═══ PROVIDED MATERIAL ═══
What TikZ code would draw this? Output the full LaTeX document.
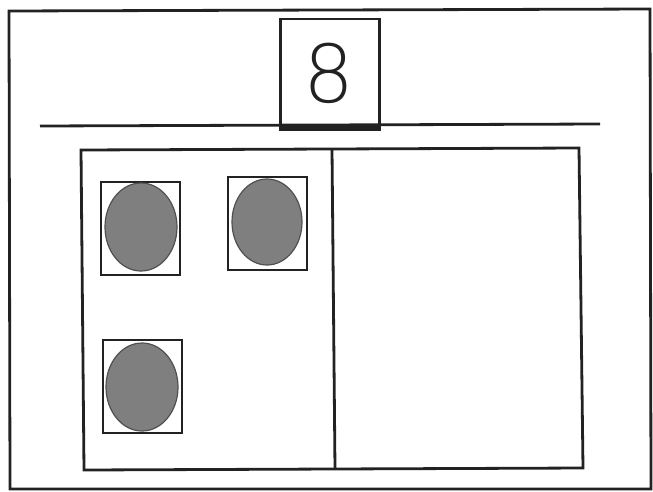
\documentclass[tikz,border=0pt]{standalone}
\usepackage{fontspec}
\newfontfamily\digitfont{DejaVu Sans ExtraLight}
\usetikzlibrary{shapes.geometric}
\definecolor{ovalfill}{HTML}{7F7F7F}
\definecolor{ovalline}{HTML}{505050}
\definecolor{inkc}{HTML}{222222}
\begin{document}
\begin{tikzpicture}[x=1pt,y=-1pt,
  frame/.style={draw=inkc,line width=2.8pt},
  cellbox/.style={draw=inkc,line width=2pt,fill=white},
  counter/.style={ellipse,draw=ovalline,line width=1.2pt,fill=ovalfill,minimum width=72pt,minimum height=88pt,inner sep=0pt}]
\useasboundingbox (0,0) rectangle (653,491);
% outer frame
\draw[frame] (9,11) -- (650,9) -- (651,489) -- (10,489) -- cycle;
% header line
\coordinate (hl) at (40,126);
\coordinate (hr) at (600,124);
\draw[frame] (hl) -- (hr);
% number box
\node[draw=inkc,line width=2.6pt,minimum width=99pt,minimum height=111pt,inner sep=0pt] (numbox) at (330,74.5) {};
\draw[inkc,line width=4pt] (282,128) -- (379,128);
\node[font=\digitfont\fontsize{80}{80}\selectfont,text=inkc] (num) at (329,73) {8};
% ten frame halves
\draw[frame] (81,150) -- (579,148) -- (583,468) -- (84,470) -- cycle;
\coordinate (dt) at (332,149);
\coordinate (db) at (335,469);
\draw[frame] (dt) -- (db);
% counters
\node[cellbox,minimum width=79pt,minimum height=93pt,inner sep=0pt] (s1) at (140,228) {};
\node[counter] (c1) at (141,227) {};
\node[cellbox,minimum width=79pt,minimum height=93pt,inner sep=0pt] (s2) at (267.5,223.5) {};
\node[counter,minimum width=70pt,minimum height=86pt] (c2) at (267,222) {};
\node[cellbox,minimum width=79pt,minimum height=93pt,inner sep=0pt] (s3) at (142.5,386.5) {};
\node[counter] (c3) at (142,387) {};
\end{tikzpicture}
\end{document}
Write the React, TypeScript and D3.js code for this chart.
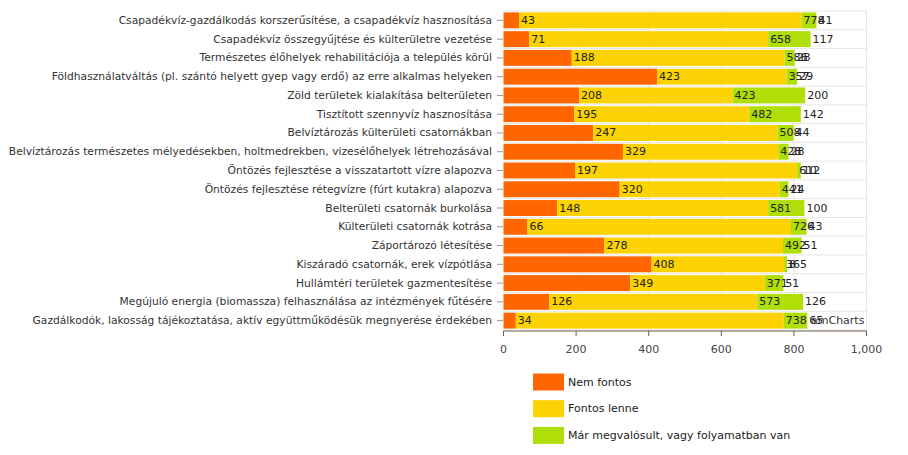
import React from "react";
import * as d3 from "d3";

const categories = [
  "Csapadékvíz-gazdálkodás korszerűsítése, a csapadékvíz hasznosítása",
  "Csapadékvíz összegyűjtése és külterületre vezetése",
  "Természetes élőhelyek rehabilitációja a település körül",
  "Földhasználatváltás (pl. szántó helyett gyep vagy erdő) az erre alkalmas helyeken",
  "Zöld területek kialakítása belterületen",
  "Tisztított szennyvíz hasznosítása",
  "Belvíztározás külterületi csatornákban",
  "Belvíztározás természetes mélyedésekben, holtmedrekben, vizesélőhelyek létrehozásával",
  "Öntözés fejlesztése a visszatartott vízre alapozva",
  "Öntözés fejlesztése rétegvízre (fúrt kutakra) alapozva",
  "Belterületi csatornák burkolása",
  "Külterületi csatornák kotrása",
  "Záportározó létesítése",
  "Kiszáradó csatornák, erek vízpótlása",
  "Hullámtéri területek gazmentesítése",
  "Megújuló energia (biomassza) felhasználása az intézmények fűtésére",
  "Gazdálkodók, lakosság tájékoztatása, aktív együttműködésük megnyerése érdekében",
];

const seriesNames = ["Nem fontos", "Fontos lenne", "Már megvalósult, vagy folyamatban van"];
const nemFontos = [43, 71, 188, 423, 208, 195, 247, 329, 197, 320, 148, 66, 278, 408, 349, 126, 34];
const fontosLenne = [778, 658, 586, 357, 423, 482, 508, 428, 612, 441, 581, 726, 492, 365, 371, 573, 738];
const marMegvalosult = [41, 117, 28, 29, 200, 142, 44, 28, 10, 24, 100, 43, 51, 8, 51, 126, 65];
const colors = ["#FF6600", "#FCD202", "#B0DE09"];
const xTicks = [0, 200, 400, 600, 800, 1000];

const FONT = "'DejaVu Sans', Verdana, sans-serif";

export default function App() {
  const W = 908;
  const H = 455;
  const x = d3.scaleLinear().domain([0, 1000]).range([503.5, 866.5]);
  const y = d3
    .scaleBand<string>()
    .domain(categories)
    .range([11, 330])
    .paddingInner(0.15)
    .paddingOuter(0.075);
  const step = y.step();
  const rows = categories.map((c, i) => ({
    key: c,
    vals: [nemFontos[i], fontosLenne[i], marMegvalosult[i]],
  }));
  const stack = d3.stack<any>().keys(["0", "1", "2"]).value((d: any, k: string) => d.vals[+k]);
  const stacked = stack(rows as any);
  const fmt = d3.format(",");
  const axisY = 331;

  return (
    <svg
      width={W}
      height={H}
      style={{ position: "absolute", left: 0, top: 0, background: "#fff" }}
      fontFamily={FONT}
    >
      <rect x={0} y={0} width={W} height={H} fill="#fff" />
      {d3.range(categories.length + 1).map((i) => (
        <line
          key={"hg" + i}
          x1={x(0)}
          x2={x(1000)}
          y1={11 + i * step}
          y2={11 + i * step}
          stroke="#e6e6e6"
          strokeWidth={1}
        />
      ))}
      {xTicks.slice(1).map((t) => (
        <line key={"vg" + t} x1={x(t)} x2={x(t)} y1={11} y2={axisY} stroke="#e6e6e6" strokeWidth={1} />
      ))}
      {stacked.map((layer, si) => (
        <g key={"s" + si} fill={colors[si]}>
          {layer.map((d: any, i: number) => (
            <rect
              key={i}
              x={x(d[0])}
              y={y(categories[i])}
              width={Math.max(0, x(d[1]) - x(d[0]))}
              height={y.bandwidth()}
            />
          ))}
        </g>
      ))}
      {stacked.map((layer, si) => (
        <g key={"l" + si} fontSize={11} fill="#222">
          {layer.map((d: any, i: number) => (
            <text
              key={i}
              x={x(d[1]) + 2}
              y={(y(categories[i]) as number) + y.bandwidth() / 2}
              dominantBaseline="central"
            >
              {d[1] - d[0]}
            </text>
          ))}
        </g>
      ))}
      {categories.map((c) => {
        const cy = (y(c) as number) + y.bandwidth() / 2;
        return (
          <g key={"c" + c}>
            <line x1={497} x2={503} y1={cy} y2={cy} stroke="#999" />
            <text x={492} y={cy} textAnchor="end" dominantBaseline="central" fontSize={10.7} fill="#333">
              {c}
            </text>
          </g>
        );
      })}
      <line x1={x(0)} x2={x(1000)} y1={axisY} y2={axisY} stroke="#6e5d4a" strokeWidth={1} />
      {xTicks.map((t) => (
        <g key={"xt" + t}>
          <line x1={x(t)} x2={x(t)} y1={axisY} y2={axisY + 5} stroke="#6e5d4a" />
          <text x={x(t)} y={349} textAnchor="middle" dominantBaseline="central" fontSize={11} fill="#444">
            {fmt(t)}
          </text>
        </g>
      ))}
      <text x={811} y={320} dominantBaseline="central" fontSize={11} fill="#333">
        amCharts
      </text>
      {seriesNames.map((n, i) => {
        const cy = 382 + i * 26.7;
        return (
          <g key={"lg" + i}>
            <rect x={533} y={cy - 8.5} width={31} height={17} fill={colors[i]} />
            <text x={568} y={cy} dominantBaseline="central" fontSize={11} fill="#222">
              {n}
            </text>
          </g>
        );
      })}
    </svg>
  );
}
═══
YOUR TASK » Gather each line that holds "this".

CORRECT ANSWER »
What TikZ code would draw this? Output the full LaTeX document.
Write the React, TypeScript and D3.js code for this chart.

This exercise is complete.